Bailey took hold of the A’s closing job that year and ended up with 75 saves over three years in Oakland. His final season there was his worst, but he managed to rebound from a forearm strain to throw 41 2/3 innings with a 3.24 earned run average.
That platform set the stage for a swap that sent Bailey to the Red Sox in exchange for Josh Reddick and others. (That trade had quite the butterfly effect, as MLBTR’s Steve Adams observed the following winter.) At the time, it seemed that Bailey would step into the closer’s role that had just been vacated by Jonathan Papelbon.
Things went south quickly in Boston, as Bailey opened the season on the DL due to a thumb injury and was tagged for a dozen earned runs in 15 1/3 frames upon his return. Though he bounced back to spin 28 2/3 frames of 3.77 ERA ball with 12.2 K/9 and 3.8 BB/9 in 2013, Bailey’s season was cut short by a significant shoulder injury that required surgery. He was non-tendered in advance of the 2014 campaign.
After enduring an obstacle-ridden rehab process, Bailey finally returned to the majors in September of 2015 with the Yankees. He made it unscathed through a 33-appearance opportunity with the Phillies in 2016, but limped to a 6.40 ERA and was released.

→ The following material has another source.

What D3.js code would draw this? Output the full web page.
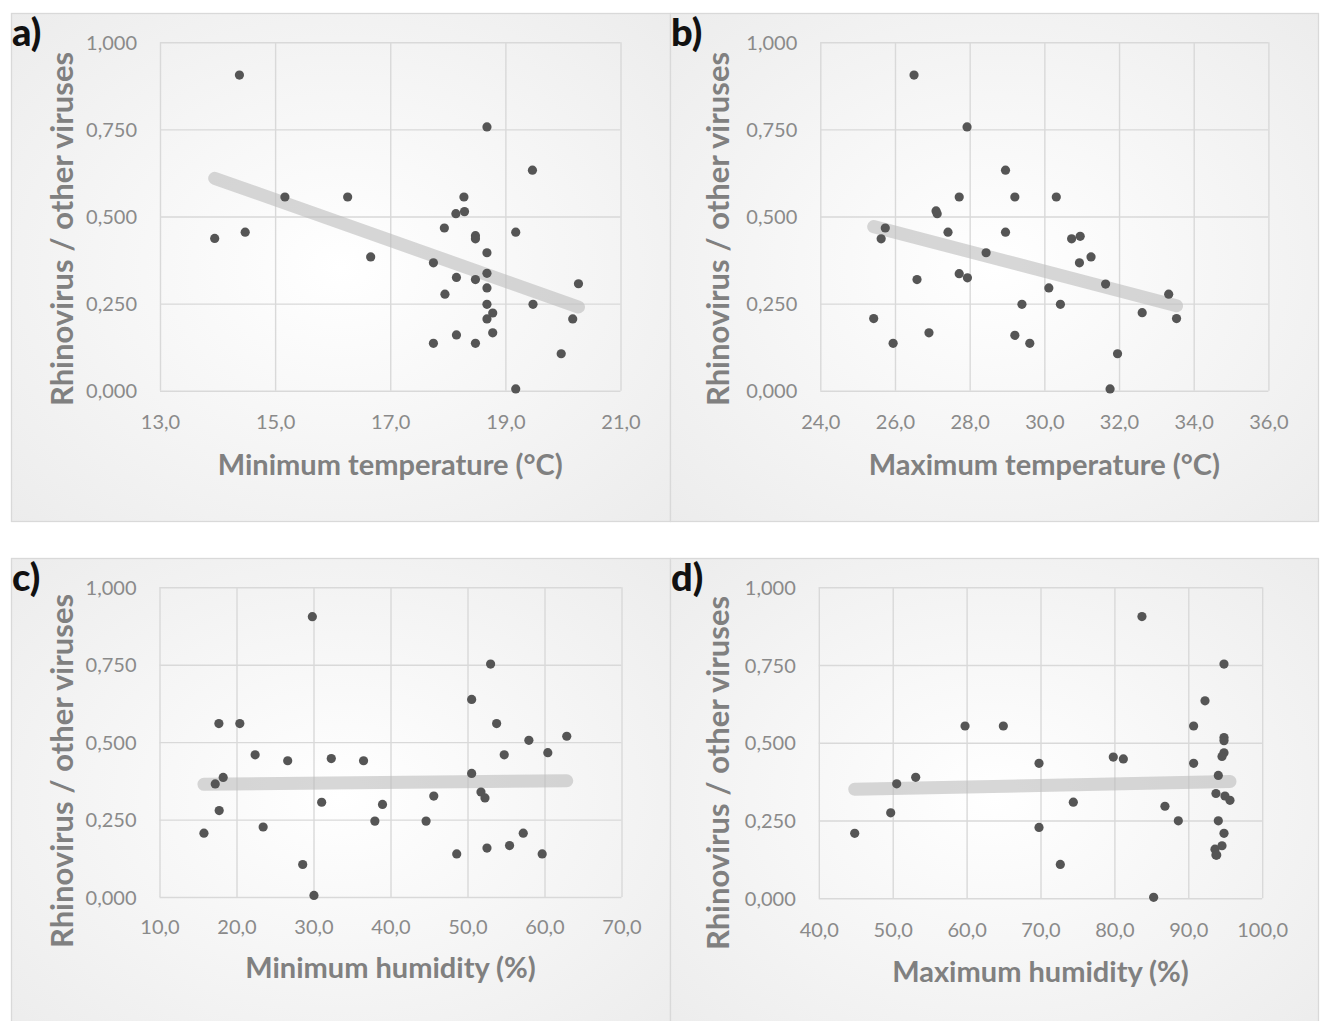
<!DOCTYPE html>
<html>
<head>
<meta charset="utf-8">
<script src="https://cdn.jsdelivr.net/npm/d3@7"></script>
<style>
  body { margin: 0; background: #ffffff; }
  svg { display: block; }
</style>
</head>
<body>
<svg class="fig" width="1323" height="1021"></svg>
<script>
// ratio rhinovirus / other viruses vs. weather
var tMinX = [14.38, 18.68, 19.47, 15.17, 16.26, 18.28, 18.14, 18.29, 13.95, 14.48, 17.94, 18.48,
    18.48, 19.18, 16.66, 18.68, 17.75, 18.68, 18.15, 18.48, 18.68, 20.27, 17.95, 18.68, 19.48,
    18.78, 18.68, 20.17, 18.78, 18.15, 17.75, 18.48, 19.97, 19.18]
var tMinY = [0.906, 0.757, 0.633, 0.556, 0.556, 0.556, 0.508, 0.514, 0.437, 0.455, 0.467, 0.445,
    0.436, 0.455, 0.384, 0.396, 0.367, 0.337, 0.325, 0.319, 0.295, 0.307, 0.277, 0.248, 0.248,
    0.223, 0.206, 0.206, 0.166, 0.160, 0.136, 0.136, 0.106, 0.005]

var tMaxX = [26.51, 27.93, 28.96, 27.72, 29.21, 30.32, 27.10, 27.13, 25.74, 25.63, 27.42, 28.96,
    30.73, 30.96, 28.44, 31.25, 30.94, 27.72, 27.94, 26.59, 31.64, 30.12, 33.33, 29.40, 30.43,
    32.62, 25.43, 33.54, 26.91, 29.21, 25.95, 29.61, 31.96, 31.76]
var tMaxY = [0.906, 0.757, 0.633, 0.556, 0.556, 0.556, 0.516, 0.508, 0.467, 0.436, 0.455, 0.455,
    0.436, 0.443, 0.396, 0.384, 0.367, 0.336, 0.324, 0.319, 0.306, 0.295, 0.277, 0.248, 0.248,
    0.224, 0.207, 0.207, 0.166, 0.159, 0.136, 0.136, 0.106, 0.005]

var hMinX = [29.85, 53.0, 50.54, 17.71, 20.43, 53.78, 57.97, 62.89, 60.43, 54.77, 22.42, 26.65,
    32.31, 36.50, 50.54, 18.27, 17.24, 51.75, 52.27, 45.62, 31.06, 38.96, 17.75, 37.97, 44.62,
    23.46, 15.77, 57.24, 55.46, 52.53, 48.60, 59.70, 28.60, 30.06]
var hMinY = [0.905, 0.752, 0.638, 0.560, 0.560, 0.560, 0.506, 0.519, 0.466, 0.459, 0.459, 0.440,
    0.447, 0.440, 0.399, 0.386, 0.365, 0.339, 0.320, 0.326, 0.306, 0.299, 0.279, 0.245, 0.245,
    0.226, 0.206, 0.206, 0.166, 0.158, 0.139, 0.139, 0.105, 0.005]

var hMaxX = [83.73, 94.83, 92.26, 59.79, 64.97, 90.72, 94.83, 94.83, 94.83, 94.56, 90.72, 69.80,
    79.85, 81.21, 94.06, 53.11, 50.54, 93.74, 94.96, 95.64, 74.44, 86.84, 49.73, 88.65, 94.06,
    69.80, 44.86, 94.83, 94.56, 93.61, 93.74, 93.85, 72.68, 85.31]
var hMaxY = [0.906, 0.753, 0.635, 0.554, 0.554, 0.554, 0.517, 0.507, 0.468, 0.456, 0.434, 0.434,
    0.454, 0.448, 0.395, 0.389, 0.368, 0.337, 0.329, 0.315, 0.309, 0.296, 0.275, 0.249, 0.249,
    0.228, 0.209, 0.209, 0.169, 0.158, 0.139, 0.139, 0.109, 0.003]

var yTicks = [0, 0.25, 0.5, 0.75, 1]
var tMinTicks = [13, 15, 17, 19, 21]
var tMaxTicks = [24, 26, 28, 30, 32, 34, 36]
var hMinTicks = [10, 20, 30, 40, 50, 60, 70]
var hMaxTicks = [40, 50, 60, 70, 80, 90, 100]

var yTitle = "Rhinovirus / other viruses"

var panels = [
    {letter: "a)", xs: tMinX, ys: tMinY, ticks: tMinTicks, title: "Minimum temperature (°C)",
     box: [11, 13, 659, 508], plot: [160, 42.3, 620.5, 390.7], yTitlePos: [62, 229], labelGap: 31, titleY: 465},
    {letter: "b)", xs: tMaxX, ys: tMaxY, ticks: tMaxTicks, title: "Maximum temperature (°C)",
     box: [670, 13, 648, 508], plot: [820.3, 42.3, 1268.4, 390.7], yTitlePos: [718, 229], labelGap: 31, titleY: 465},
    {letter: "c)", xs: hMinX, ys: hMinY, ticks: hMinTicks, title: "Minimum humidity (%)",
     box: [11, 558, 659, 475], plot: [159.5, 587.3, 621.5, 897], yTitlePos: [62, 771], labelGap: 30, titleY: 968},
    {letter: "d)", xs: hMaxX, ys: hMaxY, ticks: hMaxTicks, title: "Maximum humidity (%)",
     box: [670, 558, 648, 475], plot: [818.8, 587.3, 1262.2, 898.3], yTitlePos: [718, 773], labelGap: 32, titleY: 972}
]

var locale = d3.formatLocale({decimal: ",", thousands: ".", grouping: [3], currency: ["", ""]})
var xFmt = locale.format(".1f")
var yFmt = locale.format(".3f")

var fontFam = "Lato, 'Open Sans', sans-serif"

function fitLine(xs, ys) {
    var mx = d3.mean(xs), my = d3.mean(ys)
    var sxy = 0, sxx = 0
    xs.forEach((x, i) => {
        sxy += (x - mx) * (ys[i] - my)
        sxx += (x - mx) * (x - mx)
    })
    var slope = sxy / sxx
    return {slope: slope, intercept: my - slope * mx}
}

var svg = d3.select(".fig")
var defs = svg.append("defs")

function drawPanel(p, i) {
    var g = svg.append("g").attr("class", "panel-" + i)

    // chart area with soft radial shading like the office chart style
    var grad = defs.append("radialGradient")
        .attr("id", "bg" + i)
        .attr("cx", "50%").attr("cy", "50%").attr("r", "75%")
    grad.append("stop").attr("offset", "0%").attr("stop-color", "#ffffff")
    grad.append("stop").attr("offset", "100%").attr("stop-color", "#ebebeb")

    g.append("rect")
        .attr("x", p.box[0] + 0.5).attr("y", p.box[1] + 0.5)
        .attr("width", p.box[2]).attr("height", p.box[3])
        .attr("fill", "url(#bg" + i + ")")
        .attr("stroke", "#d9d9d9")
        .attr("stroke-width", 1.3)

    var xScale = d3.scaleLinear()
        .domain(d3.extent(p.ticks))
        .range([p.plot[0], p.plot[2]])
    var yScale = d3.scaleLinear()
        .domain([0, 1])
        .range([p.plot[3], p.plot[1]])
    var h = p.plot[3] - p.plot[1]
    var w = p.plot[2] - p.plot[0]

    // x axis: gridlines + labels
    var xAxis = g.append("g")
        .attr("class", "x axis")
        .attr("transform", "translate(0," + p.plot[3] + ")")
        .call(d3.axisBottom(xScale).tickValues(p.ticks).tickSize(-h).tickFormat(xFmt))
    xAxis.select(".domain").remove()
    xAxis.selectAll("line").attr("stroke", "#d9d9d9").attr("stroke-width", 1.4)
    xAxis.selectAll("text")
        .attr("y", p.labelGap).attr("dy", "0.35em")
        .attr("fill", "#8a8a8a")
        .attr("font-family", fontFam)
        .attr("font-size", "20px")

    // y axis
    var yAxis = g.append("g")
        .attr("class", "y axis")
        .attr("transform", "translate(" + p.plot[0] + ",0)")
        .call(d3.axisLeft(yScale).tickValues(yTicks).tickSize(-w).tickPadding(23).tickFormat(yFmt))
    yAxis.select(".domain").remove()
    yAxis.selectAll("line").attr("stroke", "#d9d9d9").attr("stroke-width", 1.4)
    yAxis.selectAll("text")
        .attr("dy", "0.35em")
        .attr("fill", "#8a8a8a")
        .attr("font-family", fontFam)
        .attr("font-size", "20px")

    // linear trendline over the data range
    var fit = fitLine(p.xs, p.ys)
    var ends = d3.extent(p.xs)
    g.append("line")
        .attr("x1", xScale(ends[0])).attr("y1", yScale(fit.intercept + fit.slope * ends[0]))
        .attr("x2", xScale(ends[1])).attr("y2", yScale(fit.intercept + fit.slope * ends[1]))
        .attr("stroke", "#bdbdbd")
        .attr("stroke-opacity", 0.6)
        .attr("stroke-width", 13)
        .attr("stroke-linecap", "round")

    g.append("g").selectAll("circle")
        .data(p.xs.map((x, k) => ({x: x, y: p.ys[k]})))
        .enter().append("circle")
        .attr("cx", d => xScale(d.x))
        .attr("cy", d => yScale(d.y))
        .attr("r", 4.6)
        .attr("fill", "#555555")

    g.append("text")
        .text(p.title)
        .attr("x", (p.plot[0] + p.plot[2]) / 2)
        .attr("y", p.titleY)
        .attr("dy", "0.35em")
        .attr("text-anchor", "middle")
        .attr("font-family", fontFam)
        .attr("font-weight", "bold")
        .attr("font-size", "29px")
        .attr("fill", "#808080")

    g.append("text")
        .text(yTitle)
        .attr("transform", "translate(" + p.yTitlePos[0] + "," + p.yTitlePos[1] + ") rotate(-90)")
        .attr("dy", "0.35em")
        .attr("text-anchor", "middle")
        .attr("font-family", fontFam)
        .attr("font-weight", "bold")
        .attr("font-size", "31px")
        .attr("fill", "#808080")

    g.append("text")
        .text(p.letter)
        .attr("x", p.box[0] + 1)
        .attr("y", p.box[1] + 33)
        .attr("font-family", fontFam)
        .attr("font-weight", "900")
        .attr("font-size", "38px")
        .attr("fill", "#111111")
}

panels.forEach(drawPanel)
</script>
</body>
</html>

Bailey ended up catching on with the Angels at the tail end of the 2016 and turned in what was to be something of a last hurrah. Despite showing greatly diminished velocity, he saved six more games in a dozen appearances, earning a $1MM guarantee to return to Los Angeles for the 2017 season. Unfortunately, ongoing shoulder maladies kept Bailey to throwing four scoreless frames in the majors for the season.
Though Bailey did not have the kind of overall career that his first few seasons promised, he certainly had plenty of good moments and battled through quite a lot of injury-related adversity. (Among the many people he thanked in his message were “the countless athletic trainers, PT’s, strength coaches, surgeons and therapists.”) MLBTR wishes him the best of luck in his new pursuit within the game of baseball.